Pour Gilles et Geneviève, producteurs d’ossau-iraty fermier à Herrère dans le Béarn, la situation est pour le moment plutôt bonne. « On a la chance d’avoir toujours travaillé en direct, c’est ce qui nous sauve. Quand tu passes par des intermédiaires, tu es emmerdé », résume Gilles, pragmatique. Les deux marchés où ils vendent leurs fromages ont vite rouvert et les clients continuent à acheter. Reste pour lui aussi le problème du stockage et un avenir un peu flou : « Nous utilisons le saloir collectif et il est hyper plein en ce moment. Les laiteries ayant diminué leur volume de ramassage de lait, des producteurs ont augmenté leurs volumes de fabrication et d’autres qui ne fabriquaient pas s’y sont mis. Il va y avoir beaucoup de fromages sur le marché. »
#Fromagissons
Pour l’instant le CNAOL estime à 2000 tonnes le surstock de fromages AOP et IGP, 10% ont été donnés à des associations ou des hôpitaux, 35% vendus à bas coût à des marchés secondaires et 5% ont été détruits. Il reste encore 1000 tonnes à écouler rapidement. À moyen terme, soit dans 1 ou 2 mois, ce chiffre pourrait monter à 5000 tonnes. Le CNAOL, en partenariat avec la Fédération nationale des producteurs de lait la Fédération nationale ovine et la Fédération nationale des éleveurs de chèvres vient de fonder le collectif « Soutenons nos fromages, nos terroirs et nos producteurs », constitué de 60 personnalités de la société civile, afin d’alerter et de tenter de trouver des solutions au gâchis alimentaire en cours, avec un hardi #fromagissons.
En attendant, Gilles, Genevieve et Marion n’ont qu’une hâte : partir en transhumance dans la montagne puis en estive avec leurs bêtes pour fabriquer leurs fromages si singuliers, fabriqués avec du sens dans une période qui en est dénuée.
Le sens, Marie-Anne Corniou y réfléchit beaucoup sur ses collines. La juriste devenue bergère gardait depuis quelques semaines les chèvres de Magali et Luc Falcot à Cuges-les-Pins quand le couperet est tombé. « Juste après les mises bas, au moment où elles ont un max de lait, aussi parce que les jours rallongent et que la végétation explose. » Pas question de les confiner, d’autant que Luc et Magali ont eu la chance de ne pas être abandonnés par leurs clients en vente directe, s’organisant pour regrouper les commandes, et l’intelligence de se rapprocher des fromagers-affineurs marseillais, compensant largement les pertes liées à la fermeture des marchés. Une capacité à se réinventer comme on dit, au rythme du vivant, peut-être…

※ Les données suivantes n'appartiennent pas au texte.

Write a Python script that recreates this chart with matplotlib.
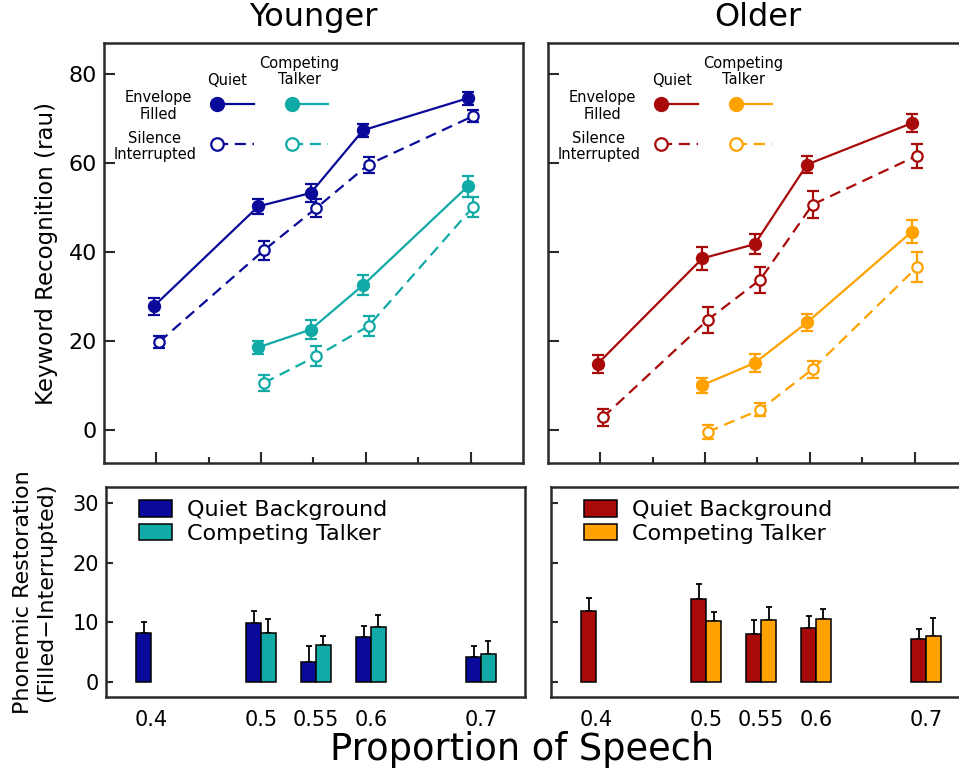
import numpy as np
import matplotlib
matplotlib.use("Agg")
import matplotlib.pyplot as plt
from matplotlib.lines import Line2D
from matplotlib.legend_handler import HandlerLine2DCompound

# proportion of speech conditions
props = [0.4, 0.5, 0.55, 0.6, 0.7]
props_ct = [0.5, 0.55, 0.6, 0.7]

# keyword recognition (rau), younger listeners
yq_filled = [27.8, 50.3, 53.3, 67.4, 74.6]
yq_filled_err = [2.0, 1.7, 2.0, 1.5, 1.5]
yq_interr = [19.8, 40.4, 49.9, 59.7, 70.6]
yq_interr_err = [1.3, 2.2, 2.0, 1.8, 1.3]
yc_filled = [18.6, 22.6, 32.6, 54.8]
yc_filled_err = [1.4, 2.2, 2.2, 2.3]
yc_interr = [10.6, 16.6, 23.4, 50.2]
yc_interr_err = [1.8, 2.3, 2.2, 2.2]

# keyword recognition (rau), older listeners
oq_filled = [14.9, 38.6, 41.8, 59.7, 69.0]
oq_filled_err = [2.0, 2.5, 2.2, 2.0, 2.1]
oq_interr = [2.9, 24.8, 33.8, 50.7, 61.7]
oq_interr_err = [1.9, 2.9, 2.9, 3.0, 2.7]
oc_filled = [10.1, 15.1, 24.2, 44.6]
oc_filled_err = [1.7, 2.1, 1.9, 2.6]
oc_interr = [-0.4, 4.6, 13.7, 36.7]
oc_interr_err = [1.5, 1.4, 1.9, 3.4]

# phonemic restoration (filled - interrupted)
y_rest_quiet = [8.2, 9.9, 3.3, 7.5, 4.2]
y_rest_quiet_err = [1.9, 2.0, 2.7, 1.9, 1.8]
y_rest_ct = [8.2, 6.2, 9.2, 4.7]
y_rest_ct_err = [2.3, 1.5, 2.0, 2.2]
o_rest_quiet = [11.9, 13.9, 8.0, 9.0, 7.2]
o_rest_quiet_err = [2.2, 2.5, 2.4, 2.1, 1.7]
o_rest_ct = [10.2, 10.4, 10.5, 7.7]
o_rest_ct_err = [1.5, 2.2, 1.7, 3.0]

BLUE = "#0a0a9a"
TEAL = "#12aaa6"
RED = "#a80a0a"
ORANGE = "#ffa200"
SPINE = "#2a2a2a"
DASH = (0, (5, 3))

plt.rcParams["font.family"] = ["DejaVu Sans"]


class MarkerLeft(HandlerLine2DCompound):
    # legend key: marker at the left end, line running to the right
    def get_xdata(self, legend, xdescent, ydescent, width, height, fontsize):
        return [-xdescent, -xdescent + width], [-xdescent]


def series(ax, x, y, err, color, filled, dodge=0.0026):
    x = np.asarray(x) + (-dodge if filled else dodge)
    ax.errorbar(x, y, yerr=err, color=color, ecolor=color,
                ls="-" if filled else DASH, lw=1.6,
                marker="o", ms=8 if filled else 7.5,
                mfc=color if filled else "white", mec=color, mew=1.6,
                elinewidth=1.6, capsize=4, capthick=1.6, zorder=3)


def style_spines(ax):
    for s in ax.spines.values():
        s.set_color(SPINE)
        s.set_linewidth(1.8)


def draw_group(ax_top, ax_bot, qf, qfe, qi, qie, cf, cfe, ci, cie,
               rq, rqe, rc, rce, cq, cc, title, show_labels):
    series(ax_top, props, qf, qfe, cq, True)
    series(ax_top, props, qi, qie, cq, False)
    series(ax_top, props_ct, cf, cfe, cc, True)
    series(ax_top, props_ct, ci, cie, cc, False)

    ax_top.set_xlim(0.35, 0.75)
    ax_top.set_ylim(-7.4, 87)
    ax_top.set_xticks([0.4, 0.5, 0.6, 0.7])
    ax_top.set_xticks([0.45, 0.55, 0.65], minor=True)
    ax_top.set_yticks([0, 20, 40, 60, 80])
    ax_top.tick_params(axis="both", which="major", direction="in", length=8,
                       width=1.5, color=SPINE, labelsize=16)
    ax_top.tick_params(axis="x", which="minor", direction="in", length=4.5,
                       width=1.5, color=SPINE)
    ax_top.tick_params(axis="x", labelbottom=False)
    ax_top.tick_params(axis="y", labelleft=show_labels, pad=5)
    style_spines(ax_top)
    ax_top.set_title(title, fontsize=23, pad=12)

    # legend for the line panel
    fs = 10.5
    handles = [
        Line2D([], [], color=cq, ls="-", lw=1.6, marker="o", ms=10, mfc=cq, mec=cq),
        Line2D([], [], color=cq, ls=DASH, lw=1.6, marker="o", ms=9,
               mfc="white", mec=cq, mew=1.6),
        Line2D([], [], color=cc, ls="-", lw=1.6, marker="o", ms=10, mfc=cc, mec=cc),
        Line2D([], [], color=cc, ls=DASH, lw=1.6, marker="o", ms=9,
               mfc="white", mec=cc, mew=1.6),
    ]
    ax_top.legend(handles, [""] * 4, ncol=2, loc="upper left",
                  bbox_to_anchor=(0.253, 0.89), frameon=False, borderpad=0,
                  fontsize=fs, handlelength=2.5, handletextpad=0,
                  columnspacing=2.6, handleheight=1.6, labelspacing=1.47,
                  handler_map={Line2D: MarkerLeft()})
    ax_top.text(0.295, 0.912, "Quiet", transform=ax_top.transAxes,
                ha="center", va="center", fontsize=fs)
    ax_top.text(0.467, 0.932, "Competing\nTalker", transform=ax_top.transAxes,
                ha="center", va="center", fontsize=fs, linespacing=1.1)
    ax_top.text(0.129, 0.85, "Envelope\nFilled", transform=ax_top.transAxes,
                ha="center", va="center", fontsize=fs, linespacing=1.1)
    ax_top.text(0.121, 0.754, "Silence\nInterrupted", transform=ax_top.transAxes,
                ha="center", va="center", fontsize=fs, linespacing=1.1)

    # restoration bars: quiet to the left of the tick, competing to the right
    w = 0.0135
    ax_bot.bar(props, rq, width=-w, align="edge", color=cq, edgecolor="black",
               lw=1.1, label="Quiet Background", zorder=2)
    ax_bot.bar(props_ct, rc, width=w, align="edge", color=cc, edgecolor="black",
               lw=1.1, label="Competing Talker", zorder=2)
    ax_bot.errorbar(np.asarray(props) - w / 2, rq, yerr=[np.zeros(len(rq)), rqe],
                    fmt="none", ecolor="black", elinewidth=1.3, capsize=2.5,
                    capthick=1.3, zorder=1)
    ax_bot.errorbar(np.asarray(props_ct) + w / 2, rc, yerr=[np.zeros(len(rc)), rce],
                    fmt="none", ecolor="black", elinewidth=1.3, capsize=2.5,
                    capthick=1.3, zorder=1)
    ax_bot.set_xlim(0.359, 0.740)
    ax_bot.set_ylim(-2.5, 32.7)
    ax_bot.set_xticks(props)
    ax_bot.set_xticklabels([f"{p:g}" for p in props])
    ax_bot.set_yticks([0, 10, 20, 30])
    ax_bot.tick_params(axis="x", length=0, pad=9, labelsize=15)
    ax_bot.tick_params(axis="y", direction="in", length=5, width=1.5,
                       color=SPINE, labelsize=15, labelleft=show_labels, pad=5)
    style_spines(ax_bot)
    ax_bot.legend(loc="upper left", bbox_to_anchor=(0.053, 0.99), frameon=False,
                  fontsize=16, handlelength=1.45, handleheight=0.75,
                  handletextpad=0.7, labelspacing=0.15, borderpad=0)


fig = plt.figure(figsize=(9.59, 7.73), dpi=100)
ax_yt = fig.add_axes([0.1084, 0.4010, 0.4369, 0.5433])
ax_ot = fig.add_axes([0.5714, 0.4010, 0.4369, 0.5433])
ax_yb = fig.add_axes([0.1105, 0.0983, 0.4369, 0.2717])
ax_ob = fig.add_axes([0.5746, 0.0983, 0.4369, 0.2717])

draw_group(ax_yt, ax_yb, yq_filled, yq_filled_err, yq_interr, yq_interr_err,
           yc_filled, yc_filled_err, yc_interr, yc_interr_err,
           y_rest_quiet, y_rest_quiet_err, y_rest_ct, y_rest_ct_err,
           BLUE, TEAL, "Younger", True)
draw_group(ax_ot, ax_ob, oq_filled, oq_filled_err, oq_interr, oq_interr_err,
           oc_filled, oc_filled_err, oc_interr, oc_interr_err,
           o_rest_quiet, o_rest_quiet_err, o_rest_ct, o_rest_ct_err,
           RED, ORANGE, "Older", False)

ax_yt.set_ylabel("Keyword Recognition (rau)", fontsize=16.5, labelpad=8)
ax_yb.set_ylabel("Phonemic Restoration\n(Filled\u2212Interrupted)", fontsize=16,
                 labelpad=12, linespacing=1.15)
fig.text(0.544, 0.03, "Proportion of Speech", ha="center", va="center",
         fontsize=26.5)

fig.savefig("out.png", dpi=100)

Manque le lien social au fil des troupeaux qui nous avait tant enthousiasmé au début de cette drôle d’année. À Marseille, la Ferme pédagogique de la Tour des pins a fermé ses portes aux minots comme aux fans des fromages de Marie Maurage, tandis qu’à Bagnolet Gilles Amar, face à ce «hold-up du printemps», a dû se résigner à un appel aux dons pour nourrir ces bêtes qui n’arrêtent pas de naître. Parce que le vivant n’attend pas.